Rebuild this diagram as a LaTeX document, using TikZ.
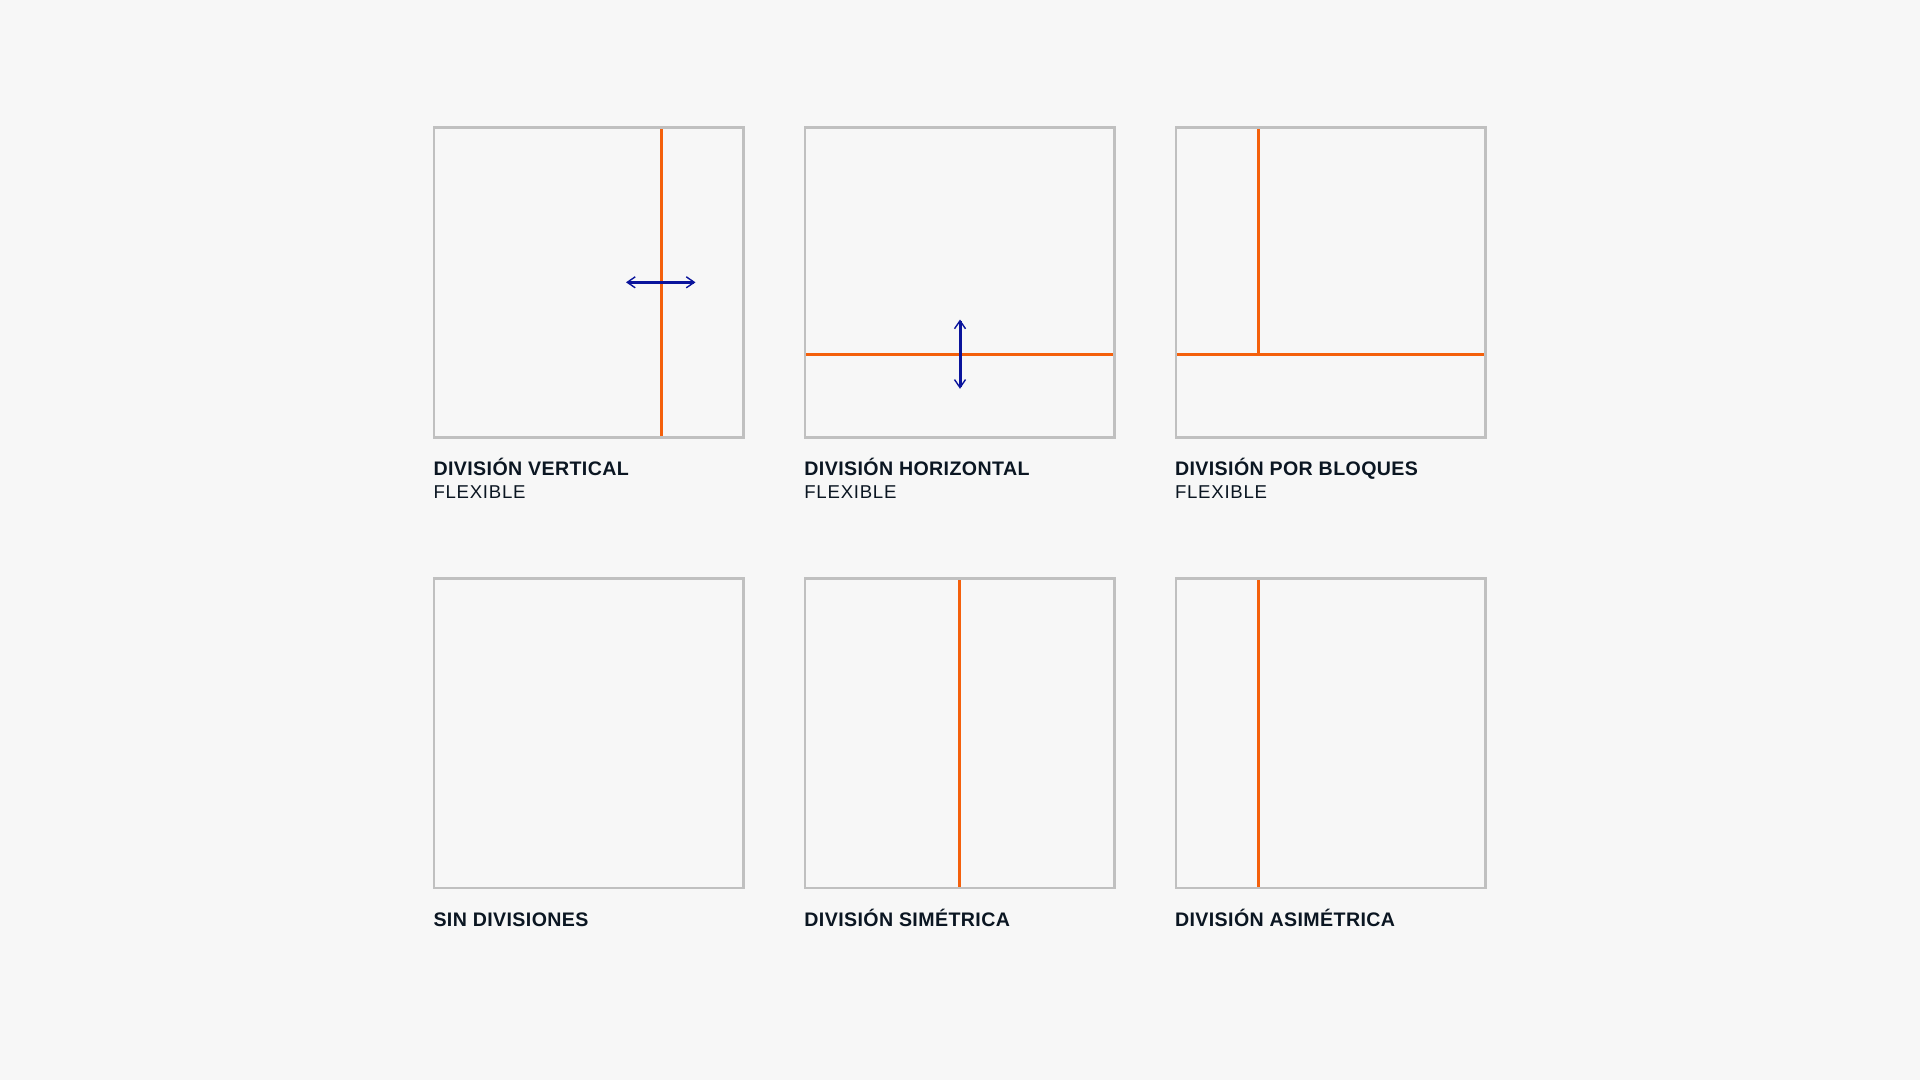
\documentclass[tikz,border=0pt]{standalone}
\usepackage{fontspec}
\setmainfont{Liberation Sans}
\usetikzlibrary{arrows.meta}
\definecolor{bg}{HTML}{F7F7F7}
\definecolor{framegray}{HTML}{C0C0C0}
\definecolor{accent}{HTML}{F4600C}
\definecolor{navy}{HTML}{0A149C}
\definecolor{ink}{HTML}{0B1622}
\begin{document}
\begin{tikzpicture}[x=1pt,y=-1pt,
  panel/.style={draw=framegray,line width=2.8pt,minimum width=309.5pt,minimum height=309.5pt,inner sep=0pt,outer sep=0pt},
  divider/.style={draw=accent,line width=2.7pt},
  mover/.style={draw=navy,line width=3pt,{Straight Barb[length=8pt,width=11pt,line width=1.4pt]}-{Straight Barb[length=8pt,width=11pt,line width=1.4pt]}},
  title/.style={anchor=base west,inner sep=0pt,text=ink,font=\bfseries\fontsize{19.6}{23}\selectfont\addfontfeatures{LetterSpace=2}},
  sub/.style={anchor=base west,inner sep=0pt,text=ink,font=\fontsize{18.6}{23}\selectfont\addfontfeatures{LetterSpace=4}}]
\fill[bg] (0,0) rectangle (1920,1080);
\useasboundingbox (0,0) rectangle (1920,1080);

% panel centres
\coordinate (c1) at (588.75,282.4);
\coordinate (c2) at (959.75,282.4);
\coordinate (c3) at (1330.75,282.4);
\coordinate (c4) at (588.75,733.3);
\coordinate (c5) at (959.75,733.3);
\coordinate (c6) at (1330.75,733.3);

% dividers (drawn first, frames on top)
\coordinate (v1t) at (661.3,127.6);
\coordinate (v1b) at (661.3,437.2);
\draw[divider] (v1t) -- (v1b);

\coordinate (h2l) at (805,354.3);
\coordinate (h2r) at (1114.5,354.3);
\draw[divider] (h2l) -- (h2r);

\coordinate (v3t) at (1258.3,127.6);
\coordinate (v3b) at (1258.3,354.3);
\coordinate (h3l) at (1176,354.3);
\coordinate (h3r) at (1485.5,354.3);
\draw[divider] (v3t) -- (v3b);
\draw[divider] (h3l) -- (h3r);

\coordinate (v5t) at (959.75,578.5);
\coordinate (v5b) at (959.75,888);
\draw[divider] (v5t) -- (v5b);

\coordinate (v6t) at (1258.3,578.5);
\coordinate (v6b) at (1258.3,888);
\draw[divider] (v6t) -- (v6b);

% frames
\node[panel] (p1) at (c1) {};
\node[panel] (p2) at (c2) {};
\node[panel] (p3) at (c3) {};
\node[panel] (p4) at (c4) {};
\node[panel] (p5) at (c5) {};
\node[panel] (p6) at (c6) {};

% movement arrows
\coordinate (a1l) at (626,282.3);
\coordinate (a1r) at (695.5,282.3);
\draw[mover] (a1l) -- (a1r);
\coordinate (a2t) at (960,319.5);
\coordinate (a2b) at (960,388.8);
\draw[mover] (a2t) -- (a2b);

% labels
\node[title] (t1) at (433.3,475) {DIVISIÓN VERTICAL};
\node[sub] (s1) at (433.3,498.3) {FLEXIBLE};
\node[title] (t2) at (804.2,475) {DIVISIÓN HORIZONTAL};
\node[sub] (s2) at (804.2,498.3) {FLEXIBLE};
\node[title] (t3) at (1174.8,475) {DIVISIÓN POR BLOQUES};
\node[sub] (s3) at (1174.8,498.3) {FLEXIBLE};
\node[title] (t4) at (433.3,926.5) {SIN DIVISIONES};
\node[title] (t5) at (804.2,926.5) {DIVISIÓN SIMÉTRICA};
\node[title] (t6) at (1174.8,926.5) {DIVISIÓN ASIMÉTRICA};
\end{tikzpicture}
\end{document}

TASK TO COMPLETE => Repeat, word for word and with no pictures, only the lines running from the beginning of the data to the line that contains "(p6) at (c6)".

ANSWER =>
Rebuild this diagram as a LaTeX document, using TikZ.
\documentclass[tikz,border=0pt]{standalone}
\usepackage{fontspec}
\setmainfont{Liberation Sans}
\usetikzlibrary{arrows.meta}
\definecolor{bg}{HTML}{F7F7F7}
\definecolor{framegray}{HTML}{C0C0C0}
\definecolor{accent}{HTML}{F4600C}
\definecolor{navy}{HTML}{0A149C}
\definecolor{ink}{HTML}{0B1622}
\begin{document}
\begin{tikzpicture}[x=1pt,y=-1pt,
  panel/.style={draw=framegray,line width=2.8pt,minimum width=309.5pt,minimum height=309.5pt,inner sep=0pt,outer sep=0pt},
  divider/.style={draw=accent,line width=2.7pt},
  mover/.style={draw=navy,line width=3pt,{Straight Barb[length=8pt,width=11pt,line width=1.4pt]}-{Straight Barb[length=8pt,width=11pt,line width=1.4pt]}},
  title/.style={anchor=base west,inner sep=0pt,text=ink,font=\bfseries\fontsize{19.6}{23}\selectfont\addfontfeatures{LetterSpace=2}},
  sub/.style={anchor=base west,inner sep=0pt,text=ink,font=\fontsize{18.6}{23}\selectfont\addfontfeatures{LetterSpace=4}}]
\fill[bg] (0,0) rectangle (1920,1080);
\useasboundingbox (0,0) rectangle (1920,1080);

% panel centres
\coordinate (c1) at (588.75,282.4);
\coordinate (c2) at (959.75,282.4);
\coordinate (c3) at (1330.75,282.4);
\coordinate (c4) at (588.75,733.3);
\coordinate (c5) at (959.75,733.3);
\coordinate (c6) at (1330.75,733.3);

% dividers (drawn first, frames on top)
\coordinate (v1t) at (661.3,127.6);
\coordinate (v1b) at (661.3,437.2);
\draw[divider] (v1t) -- (v1b);

\coordinate (h2l) at (805,354.3);
\coordinate (h2r) at (1114.5,354.3);
\draw[divider] (h2l) -- (h2r);

\coordinate (v3t) at (1258.3,127.6);
\coordinate (v3b) at (1258.3,354.3);
\coordinate (h3l) at (1176,354.3);
\coordinate (h3r) at (1485.5,354.3);
\draw[divider] (v3t) -- (v3b);
\draw[divider] (h3l) -- (h3r);

\coordinate (v5t) at (959.75,578.5);
\coordinate (v5b) at (959.75,888);
\draw[divider] (v5t) -- (v5b);

\coordinate (v6t) at (1258.3,578.5);
\coordinate (v6b) at (1258.3,888);
\draw[divider] (v6t) -- (v6b);

% frames
\node[panel] (p1) at (c1) {};
\node[panel] (p2) at (c2) {};
\node[panel] (p3) at (c3) {};
\node[panel] (p4) at (c4) {};
\node[panel] (p5) at (c5) {};
\node[panel] (p6) at (c6) {};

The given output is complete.